Ruling that the trial judge had placed impermissible reliance on the FIR’s contents and had misread witness testimony the High Court found the convictions could not stand. The bench noted with concern that the trial court had also failed to follow the High Court’s procedural direction to state periods of detention clearly in its judgment; instead, the trial judge made only a general remark that detention would be set off and attached no certificate showing detention periods. The High Court rebuked that practice and reiterated that subordinate courts must record exact detention periods in judgments so appellate courts can apply statutory set-offs easily.

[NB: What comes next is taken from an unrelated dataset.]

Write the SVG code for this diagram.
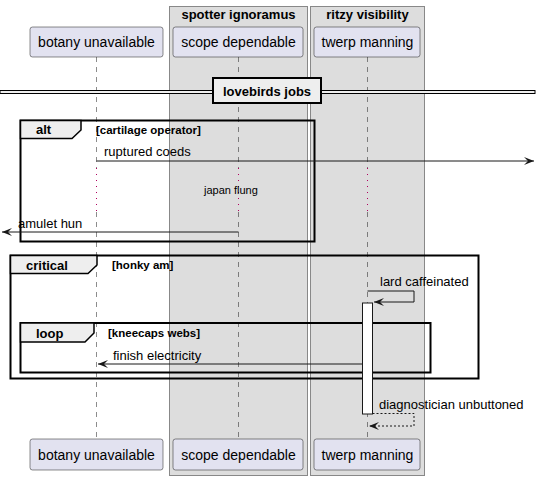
<svg xmlns="http://www.w3.org/2000/svg" width="541" height="480" viewBox="0 0 541 480">
<defs>
<style>
.grp{fill:#DDDDDD;stroke:#888888;stroke-width:1}
.gt{font-family:"Liberation Sans",Arial,sans-serif;font-size:13px;font-weight:bold;fill:#000}
.pb{fill:#E2E2F0;stroke:#181818;stroke-width:0.5}
.pt{font-family:"Liberation Sans",Arial,sans-serif;font-size:14px;fill:#000}
.ll{stroke:#181818;stroke-width:0.5;stroke-dasharray:5,5;fill:none}
.dl{stroke:#B0005F;stroke-width:1;stroke-dasharray:1,5;fill:none}
.fr{fill:none;stroke:#000;stroke-width:2}
.tab{fill:#EEEEEE;stroke:#000;stroke-width:1.5}
.ft{font-family:"Liberation Sans",Arial,sans-serif;font-size:13px;font-weight:bold;fill:#000}
.fc{font-family:"Liberation Sans",Arial,sans-serif;font-size:11.5px;font-weight:bold;fill:#000}
.msg{stroke:#181818;stroke-width:1;fill:none}
.ret{stroke:#181818;stroke-width:1;fill:none;stroke-dasharray:2,2}
.mt{font-family:"Liberation Sans",Arial,sans-serif;font-size:13px;fill:#000}
.st{font-family:"Liberation Sans",Arial,sans-serif;font-size:11px;fill:#000}
</style>
<marker id="ah" markerUnits="userSpaceOnUse" markerWidth="12" markerHeight="10" refX="10" refY="4" orient="auto" viewBox="0 0 12 10">
<path d="M0,0 L10,4 L0,8 L4,4 Z" fill="#181818"/>
</marker>
</defs>
<rect width="541" height="480" fill="#FFFFFF"/>

<g id="box-spotter">
<rect class="grp" x="169.5" y="6.5" width="138" height="469"/>
<text class="gt" x="238.5" y="19" text-anchor="middle">spotter ignoramus</text>
</g>
<g id="box-ritzy">
<rect class="grp" x="310.5" y="6.5" width="114" height="469"/>
<text class="gt" x="367.5" y="19" text-anchor="middle">ritzy visibility</text>
</g>

<g id="lifelines">
<path class="ll" d="M96.5,57 V168 M96.5,212 V439"/>
<path class="dl" d="M96.5,168 V212"/>
<path class="ll" d="M238.5,57 V168 M238.5,212 V439"/>
<path class="dl" d="M238.5,168 V212"/>
<path class="ll" d="M367.5,57 V168 M367.5,212 V439"/>
<path class="dl" d="M367.5,168 V212"/>
</g>

<g id="botany">
<rect class="pb" x="30" y="27" width="133" height="30" rx="2.5"/>
<text class="pt" x="96.5" y="47" text-anchor="middle">botany unavailable</text>
<rect class="pb" x="30" y="439" width="133" height="31" rx="2.5"/>
<text class="pt" x="96.5" y="460" text-anchor="middle">botany unavailable</text>
</g>
<g id="scope">
<rect class="pb" x="173" y="27" width="130" height="30" rx="2.5"/>
<text class="pt" x="238.5" y="47" text-anchor="middle">scope dependable</text>
<rect class="pb" x="173" y="439" width="130" height="31" rx="2.5"/>
<text class="pt" x="238.5" y="460" text-anchor="middle">scope dependable</text>
</g>
<g id="twerp">
<rect class="pb" x="314" y="27" width="106" height="30" rx="2.5"/>
<text class="pt" x="367.5" y="47" text-anchor="middle">twerp manning</text>
<rect class="pb" x="314" y="439" width="106" height="31" rx="2.5"/>
<text class="pt" x="367.5" y="460" text-anchor="middle">twerp manning</text>
</g>

<g id="divider">
<rect x="0" y="90.5" width="535" height="3" fill="#EEEEEE" stroke="#000" stroke-width="1"/>
<rect x="213" y="78" width="108" height="25" fill="#EEEEEE" stroke="#000" stroke-width="2"/>
<text class="ft" x="267" y="96" text-anchor="middle">lovebirds jobs</text>
</g>

<g id="frame-alt">
<rect class="fr" x="20.5" y="120.5" width="294" height="121"/>
<path class="tab" d="M20.5,120.5 H81 V130 L72,138.5 H20.5 Z"/>
<text class="ft" x="36" y="134">alt</text>
<text class="fc" x="96" y="134">[cartilage operator]</text>
</g>

<g id="frame-critical">
<rect class="fr" x="10.5" y="255.5" width="468" height="123"/>
<path class="tab" d="M10.5,255.5 H97 V265 L88,273.5 H10.5 Z"/>
<text class="ft" x="26" y="270">critical</text>
<text class="fc" x="112" y="269">[honky am]</text>
</g>

<g id="frame-loop">
<rect class="fr" x="20.5" y="323" width="410" height="49.5"/>
<path class="tab" d="M20.5,323 H94 V333 L85,342 H20.5 Z"/>
<text class="ft" x="36" y="338">loop</text>
<text class="fc" x="108" y="337">[kneecaps webs]</text>
</g>

<g id="activation">
<rect x="362.5" y="303" width="10" height="111" fill="#FFFFFF" stroke="#181818" stroke-width="1"/>
</g>

<g id="connectors">
<line class="msg" x1="96.5" y1="161" x2="534" y2="161" marker-end="url(#ah)"/>
<text class="mt" x="104" y="156">ruptured coeds</text>
<text class="st" x="204" y="194">japan flung</text>
<line class="msg" x1="238.5" y1="232" x2="2" y2="232" marker-end="url(#ah)"/>
<text class="mt" x="18" y="228">amulet hun</text>
<polyline class="msg" points="367.5,291 414,291 414,302 374,302" marker-end="url(#ah)"/>
<text class="mt" x="380" y="286">lard caffeinated</text>
<line class="msg" x1="362.5" y1="364" x2="98" y2="364" marker-end="url(#ah)"/>
<text class="mt" x="113" y="360">finish electricity</text>
<polyline class="ret" points="372.5,413.5 414,413.5 414,426 369,426" marker-end="url(#ah)"/>
<text class="mt" x="379" y="409">diagnostician unbuttoned</text>
</g>
</svg>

As a result of the appellate decision, the High Court set aside the convictions and ordered that any of the accused then in custody be released unless they were required to be held in another matter.
Why this matters: the judgment reinforces two important checks in criminal procedure. First, it underscores the limited evidentiary role of FIRs unless supported by independent admissible testimony or properly admissible exceptions. Second, it reasserts the duty of trial courts to follow appellate directions and to record detention details in the judgment a small but consequential administrative step that protects defendants’ statutory entitlement to sentence set-off.
The decision is a reminder that courts must apply the law of evidence with care and must not substitute police paperwork for reliable in-court testimony when liberty is at stake.
Case Details : Criminal Appeal No. 253/2001 with Cr. A. Nos. 254 and 277 of 2001, Mannu and Ors. vs. State of Chhattisgarh.
Counsels: For Appellant/Petitioner/Plaintiff: Shri Yashwant Tiwari, Adv. For State: Shri Gautam Bhaduri, Govt. Adv.